Sunday, January 17, 2010

Downsizing Intelligence


Ian Williams: Ignorant intelligence and self-fulfilling prophecies
January 15, 2010 Tribune



Since Christmas Day, everyone in the United States knows that the cricket-box bomber visited Yemen. Luckily for Gordon Brown, the suspicion directed towards Yemen has not touched on Britain, even though the would-be auto-castrato, Umar Farouk Abdulmutallab, spent more time in London than there.

The US reaction began as typically reflexive, with little in the way of reflection. “Stop the release of Yemeni prisoners from Guantanamo Bay.” “It’s all Barack Obama’s fault.” The Pentagon chipped in with vague and unsourced reports that a fifth of released internees have “rejoined the militant activity” – as unspecified as the names or countries. In the fevered Islamophobic imagination that the Pentagon has displayed over the decade, regular attendance at a mosque and refusal to eat eggs and bacon for breakfast could count as militant activity.

I cannot be the only person who suspects that kidnapping, incarcerating, torturing and humiliating people for years without trial might leave them with a monstrous grudge against their tormentors, eager to get payback for those wasted years.

However, there is little sense of that in the American media and even less awareness that US support for Israel gives the bulk of the ideological leverage for the preachers who incite the likes of Abdulmutallab to deeds that go so squarely against basic human impulses.

For the media, Yemen was the problem. And it presented a tempting target for a vindictive response, helped along because the government in Sana’a had been playing up alleged Iranian and al Qaida connections to the numerous dissident groups in the country. It says a lot about US ignorance that, after all these years, so many politicians and commentators have still not noticed that the Wahhabi al Qaida actually hates Shi’a Iran – or even that, without tacit Iranian co-operation, Western forces in both Iraq and Afghanistan would be even harder pressed.

In the same vein, adding Cubans, Syrians, Iranians, Nigerians and Yemenis to the list of those who need extra scrutiny and greater humiliation at airports shows more than a hint of going after the “usual suspects”, regardless of what would be more rational. The Cubans have indeed been involved in aircraft bombings – it’s just that it was a Cuban flight blown up by an exile the US refused to extradite.

When ignorant intelligence goes to war hand in hand with such galloping prejudices, the consequences of a massive American incursion into a complex and variegated society such as Yemen would be unimaginable – if it were not that we have actually seen the results in Iraq, Afghanistan and elsewhere. Nothing could be more calculated to turn Hillary Clinton’s words about Yemen becoming a regional and global threat into a self-fulfilling prophecy.

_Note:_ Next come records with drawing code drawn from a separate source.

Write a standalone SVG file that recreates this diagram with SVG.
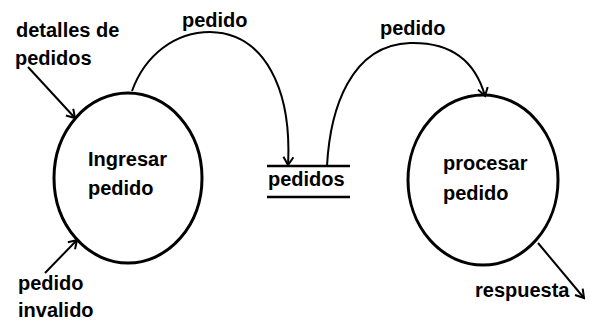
<svg xmlns="http://www.w3.org/2000/svg" width="590" height="323" viewBox="0 0 590 323">
<style>
.t{font-family:"Liberation Sans",Arial,sans-serif;font-weight:bold;font-size:20px;fill:#000}
.proc{fill:none;stroke:#000;stroke-width:3}
.flow{fill:none;stroke:#000;stroke-width:2}
.store{stroke:#000;stroke-width:2.5}
</style>
<defs>
<marker id="arr" markerWidth="12" markerHeight="12" refX="10" refY="6" orient="auto" markerUnits="userSpaceOnUse">
<path d="M2,1 L10,6 L2,11" fill="none" stroke="#000" stroke-width="2"/>
</marker>
</defs>
<rect width="590" height="323" fill="#fff"/>
<g id="connectors">
<path class="flow" d="M28,67 L75,118" marker-end="url(#arr)"/>
<path class="flow" d="M45,273 L77,240" marker-end="url(#arr)"/>
<path class="flow" d="M132,91 C145,55 175,32 210,32 C265,33 292,90 288,165" marker-end="url(#arr)"/>
<path class="flow" d="M327,166 C330,110 350,45 410,43 C450,42 475,60 485,96" marker-end="url(#arr)"/>
<path class="flow" d="M538,243 L584,298" marker-end="url(#arr)"/>
<text class="t" x="182" y="27">pedido</text>
<text class="t" x="380" y="35">pedido</text>
<text class="t" x="475" y="297">respuesta</text>
</g>
<g id="ext-detalles">
<text class="t" x="16" y="37">detalles de</text>
<text class="t" x="15" y="65">pedidos</text>
</g>
<g id="ext-invalido">
<text class="t" x="18" y="290">pedido</text>
<text class="t" x="18" y="317">invalido</text>
</g>
<g id="ingresar">
<ellipse class="proc" cx="128" cy="178" rx="74" ry="85"/>
<text class="t" x="88" y="166">Ingresar</text>
<text class="t" x="88" y="195">pedido</text>
</g>
<g id="procesar">
<ellipse class="proc" cx="483" cy="180" rx="75" ry="85"/>
<text class="t" x="443" y="170">procesar</text>
<text class="t" x="443" y="200">pedido</text>
</g>
<g id="store-pedidos">
<line class="store" x1="267" y1="166" x2="350" y2="166"/>
<line class="store" x1="267" y1="197" x2="350" y2="197"/>
<text class="t" x="268" y="186">pedidos</text>
</g>
</svg>
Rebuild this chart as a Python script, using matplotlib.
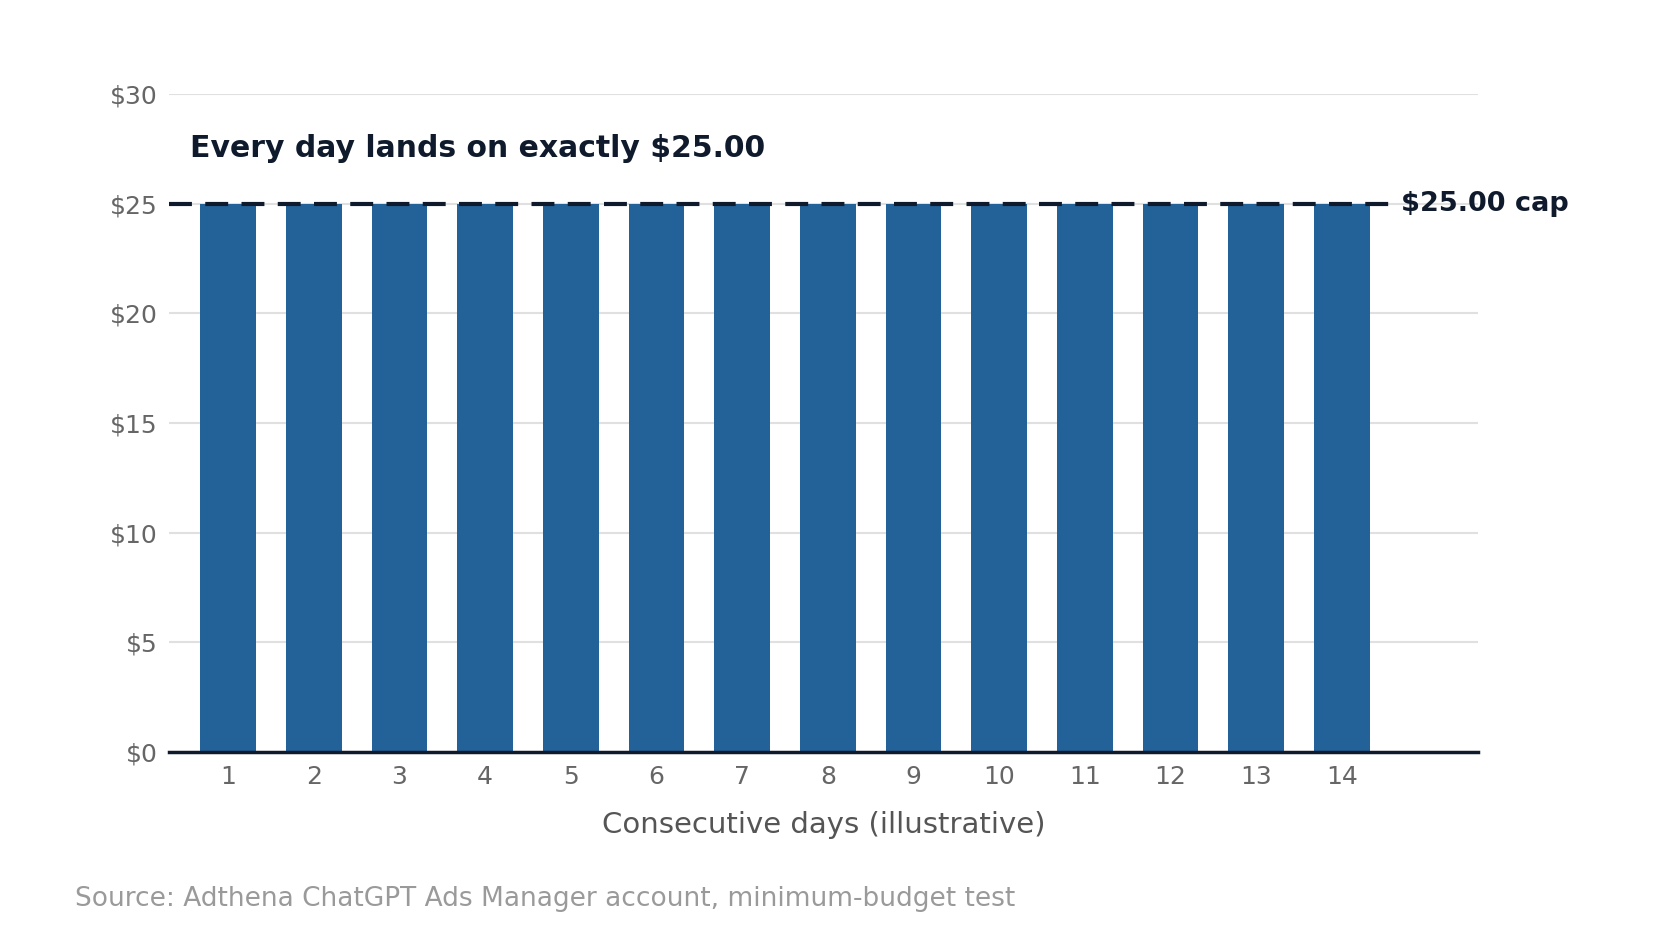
import matplotlib
matplotlib.use("Agg")
import matplotlib.pyplot as plt

# Data
days = list(range(1, 15))
spend = [25.00] * 14
cap = 25.00
yticks = [0, 5, 10, 15, 20, 25, 30]
ytick_labels = ["$" + str(v) for v in yticks]

plt.rcParams['font.family'] = ['DejaVu Sans']

bar_color = "#236299"
dark = "#0f1b2d"

fig = plt.figure(figsize=(16.8, 9.4), dpi=100)
ax = fig.add_axes([0.1006, 0.2, 0.7792, 0.7])

ax.bar(days, spend, width=0.65, color=bar_color, zorder=2)

# grid
ax.set_ylim(0, 30)
ax.set_xlim(0.31, 15.59)
ax.set_yticks(yticks)
ax.set_yticklabels(ytick_labels)
ax.yaxis.grid(True, color="#e0e0e0", linewidth=1.5, zorder=0)
ax.set_axisbelow(True)
ax.set_xticks(days)
ax.set_xticklabels([str(d) for d in days])
ax.tick_params(axis="both", length=0, labelsize=18, colors="#666666")
ax.tick_params(axis="y", pad=8)
ax.tick_params(axis="x", pad=9)

for s in ["top", "right", "left"]:
    ax.spines[s].set_visible(False)
ax.spines["bottom"].set_color(dark)
ax.spines["bottom"].set_linewidth(2.5)
ax.spines["bottom"].set_zorder(4)

# cap line
ax.plot([0.31, 14.6], [cap, cap], color=dark, linewidth=3,
        dashes=(5.5, 3.2), zorder=3, clip_on=False)
ax.text(14.69, cap, "$25.00 cap", fontsize=19.5, fontweight="semibold",
        color=dark, va="center", ha="left")

ax.set_xlabel("Consecutive days (illustrative)", fontsize=21, color="#555555",
              labelpad=16)

ax.text(0.55, 27.5, "Every day lands on exactly $25.00", fontsize=21.5,
        fontweight="semibold", color=dark, va="center", ha="left")

fig.text(0.0446, 0.044, "Source: Adthena ChatGPT Ads Manager account, minimum-budget test",
         fontsize=19, color="#9a9a9a", va="center", ha="left")

fig.savefig("out.png", dpi=100)
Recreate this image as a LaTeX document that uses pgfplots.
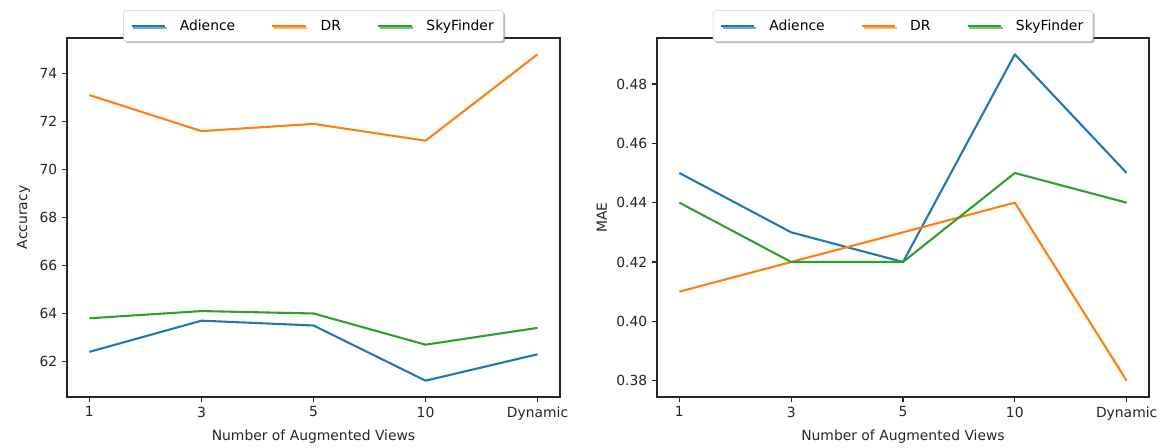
\documentclass[border=0pt]{standalone}
\usepackage{pgfplots}
\pgfplotsset{compat=1.18}
\usepackage{fontspec}
\setmainfont{DejaVu Sans}
\usetikzlibrary{shadows}
\definecolor{tabblue}{HTML}{1F77B4}
\definecolor{taborange}{HTML}{FF7F0E}
\definecolor{tabgreen}{HTML}{2CA02C}
\pgfplotsset{
  mpl/.style={
    scale only axis,
    width=354.96pt, height=258.48pt,
    axis line style={line width=0.8pt, black!85},
    tick align=outside, tick pos=left,
    major tick length=3.5pt,
    every tick/.style={line width=0.8pt, black!85},
    xmin=-0.2, xmax=4.2,
    xtick={0,1,2,3,4},
    xticklabels={1,3,5,10,Dynamic},
    /pgf/number format/assume math mode=true,
    ticklabel style={font=\fontsize{10}{12}\selectfont, black!85},
    label style={font=\fontsize{10}{12}\selectfont, black!85},
    xlabel={Number of Augmented Views},
    legend columns=3,
    legend cell align=left,
    legend style={
      at={(0.5,1)}, anchor=center, yshift=8.64pt,
      draw=black!20, fill=white, rounded corners=2pt,
      drop shadow={shadow xshift=1.2pt, shadow yshift=-1.2pt, fill=black!45, opacity=0.6},
      font=\fontsize{10}{12}\selectfont,
      inner xsep=5pt, inner ysep=4.5pt,
      /tikz/every odd column/.append style={column sep=8pt},
      /tikz/every even column/.append style={column sep=24pt},
    },
    legend image code/.code={\draw[#1] (0pt,0pt) -- (24pt,0pt);},
    every axis plot/.append style={line width=1.5pt, line join=round},
  }
}
\begin{document}
\begin{tikzpicture}
\begin{axis}[mpl, at={(0pt,0pt)}, anchor=south west,
  ymin=60.52, ymax=75.48,
  ytick={62,64,66,68,70,72,74},
  ylabel={Accuracy},
]
\addplot[tabblue] coordinates {(0,62.4) (1,63.7) (2,63.5) (3,61.2) (4,62.3)};
\addlegendentry{Adience}
\addplot[taborange] coordinates {(0,73.1) (1,71.6) (2,71.9) (3,71.2) (4,74.8)};
\addlegendentry{DR}
\addplot[tabgreen] coordinates {(0,63.8) (1,64.1) (2,64.0) (3,62.7) (4,63.4)};
\addlegendentry{SkyFinder}
\end{axis}
\begin{axis}[mpl, at={(424.8pt,0pt)}, anchor=south west,
  width=354.24pt,
  ymin=0.3745, ymax=0.4955,
  ytick={0.38,0.40,0.42,0.44,0.46,0.48},
  scaled y ticks=false,
  yticklabel style={/pgf/number format/fixed, /pgf/number format/fixed zerofill, /pgf/number format/precision=2},
  ylabel={MAE},
]
\addplot[tabblue] coordinates {(0,0.45) (1,0.43) (2,0.42) (3,0.49) (4,0.45)};
\addlegendentry{Adience}
\addplot[taborange] coordinates {(0,0.41) (1,0.42) (2,0.43) (3,0.44) (4,0.38)};
\addlegendentry{DR}
\addplot[tabgreen] coordinates {(0,0.44) (1,0.42) (2,0.42) (3,0.45) (4,0.44)};
\addlegendentry{SkyFinder}
\end{axis}
\pgfresetboundingbox
\path (-48.24pt,-36.72pt) rectangle (795.6pt,285.84pt);
\end{tikzpicture}
\end{document}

If they but knew it, Yemen is an American conservative dream. It’s a shame they aren’t evangelical Christians or the Republican Party would be holding it up as a model state. It has very little government, while weaponry is everywhere.

I have a treasured photograph of me on a visit to Yemen in a shooting competition with a provincial governor, which could either get me the National Rifle Association vote if I ran in an American election or hauled off as a terrorist suspect, depending on the volatile popular mood.

On the same trip, I could not help noticing that the neo-liberal consensus on downsizing government was over-fulfilling the plan in Sana’a. Not a minister I was introduced to was over five feet tall. The Gulliver-like feeling was reinforced by the tiny doorways on the magnificent old buildings that left me with near-concussion every time I forgot to duck.

In the other sense also, Yemeni government was very small. Not far from the capital, villagers paraded with AK47s on their shoulders and jambiyahs – the phallic knives – jutted from the centre of their belts.

The provincial governor, who took us out to see them, had his own guard, but the demonstration was peaceful. It was the boys and girls of the vicinity lined up with their school books held in front of them. The villagers wanted more funds for the school.

At that time, President Ali Abdullah Saleh was allowing reasonably open elections – and such constitutional methods worked. Since then, he has consolidated his hold on power and money has tended to stick in his vicinity.

Gordon Brown seems to be working on the right lines in seeing economic and institutional development as one of the keys for helping Yemen constitute a stronger and more cohesive society – not to mention a police rather than a military solution to terrorism.

He even seems to have influenced the Americans to hold off on the bombers – although that could be because they can’t find a pharmaceutical factory to destroy, as Bill Clinton did in Sudan – and the demands on the overstretched US military constrain any attempt to send in the marines.

There will always be fanatical religious figures – evangelical ministers, die-hard rabbis and bloodthirsty imams – but as long as the West condones and in effect supports Israel’s creeping annexation of the West Bank and apartheid-like behaviour towards the Palestinians, then the latter will continue to recruit dupes to die for them.

Brown’s conference on Yemen is important, but it is a sideshow to George Mitchell’s mission to Israel. And unless Obama stops the cheques and votes going to Benjamin Netanyahu, Mitchell will fail and the bombers will succeed.